Il reste que les établissements publics de crédits de la zone euro, à commencer par la Banque européenne d'investissement (BEI), peuvent accéder aux financements de la BCE dans les mêmes conditions que les établissements privés. Dès lors, rien n'interdirait à la BCE d'utiliser son pouvoir de création monétaire pour financer les organismes publics de crédit sur la base d'investissements concertés et programmés avec les États de la zone euro. En France, tel pourrait être le cas, par exemple, de la Caisse des dépôts et consignations ou de la Banque publique d'investissement (Bpifrance). L'intérêt d'un tel circuit direct serait de favoriser immédiatement l'investissement.

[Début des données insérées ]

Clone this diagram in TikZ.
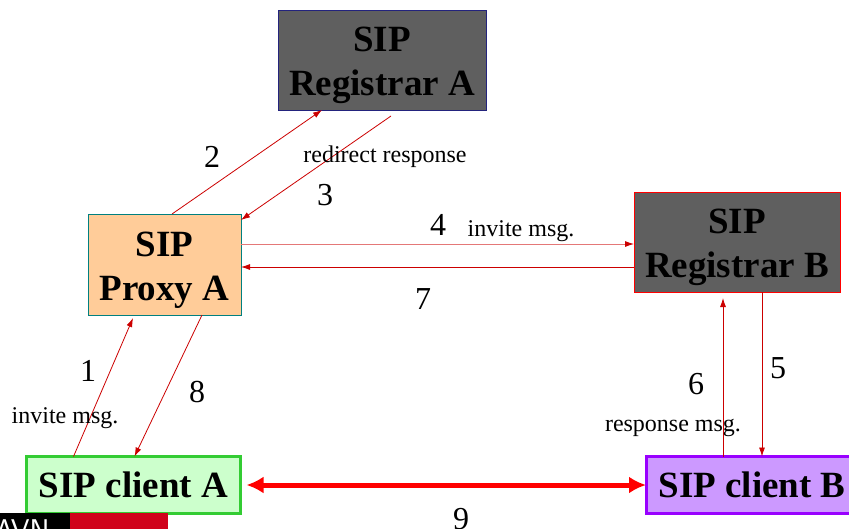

Cette opération permettrait une augmentation de la masse monétaire au bénéfice direct de l'économie réelle, une relance de l'activité et, par conséquent, de l'inflation, avec l'ensemble des effets bénéfiques qui en sont attendus sur le niveau des dettes publiques comme privées. En cas de surcroît d'inflation, perspective aujourd'hui très lointaine, il serait aisé de stopper cette politique.

On peut remarquer que tout converge : les taux d'intérêt sont bas, l'énergie ne coûte par cher et il n'y a pas d'inflation. Toutefois, l'absence d'inflation est aussi due, à mon avis, à la faiblesse de l'investissement. D'autre part, si les taux d'intérêt, actuellement très bas, reviennent à un niveau supérieur à l'inflation, notre dette risque de nous coûter de plus en plus cher.

Ces investissements produiraient, de plus, des recettes pour les États, notamment via la réduction du chômage, et contribueraient ainsi au rééquilibrage des budgets nationaux. Ainsi que je l'ai indiqué précédemment, c'est bien l'évolution de la courbe du chômage qui agrège l'économique et le social : si l'économie fonctionne, mais qu'elle est réservée à quelques-uns, nous avons raté notre pari social.

Une autre solution qui permettrait de réduire le coût de l'endettement serait d'accorder une licence bancaire au Fonds européen de stabilité financière (FESF), afin qu'il puisse prêter de l'argent aux États au même taux qu'il emprunte à la banque centrale, sans la prise d'intérêt opérée par le marché financier. Transformer le FESF en banque permettrait d'aider les États à se prémunir contre le risque de remontée des taux d'intérêt. Je souligne que même si le rapport entre l'augmentation des taux et l'accroissement de la charge de la dette est n'est pas exponentiel, et que ce mécanisme est généralement plus lent qu'on ne le pense, il n'en reste pas moins très dangereux.

Précisons que ce schéma impliquant le FESF est bien un schéma avec prêt et remboursement de prêts. Car il faut savoir que nous ne remboursons jamais le capital de la dette : nous réempruntons chaque année pour payer les annuités et les frais financiers.

Enfin, une dernière solution à explorer consisterait à recourir de manière accrue aux garanties publiques que pratique déjà l'État dans le cadre des plans industriels, notamment à travers l'action de Bpifrance.

En application de l'article 34 de la loi organique relative aux lois de finances (LOLF), une garantie doit être autorisée par la loi de finances et fait l'objet d'un plafond, mais ces plafonds pourraient être augmentés sans alourdir le déficit. En effet, en comptabilité nationale comme en comptabilité budgétaire, les garanties ne sont pas intégrées à la dette publique tant qu'elles ne sont pas appelées. Cela permettrait d'encourager le secteur privé à développer l'investissement sans recourir au déficit de l'État.

Certes, il existe un risque potentiel, mais, en réalité, il ne se matérialise que rarement, et il est largement inférieur aux bénéfices de ce type de méthode, qui constitue un palliatif de l'absence de prise de risque du secteur bancaire privé. L'État pourrait supporter ce risque au regard des bénéfices qu'il en retirerait en termes de soutien à l'activité économique. Selon moi, nous n'arriverons pas à nous sortir de la situation actuelle sans prendre de risques.

D'une manière générale, je pense que seul l'investissement nous permettra de reprendre la bonne voie.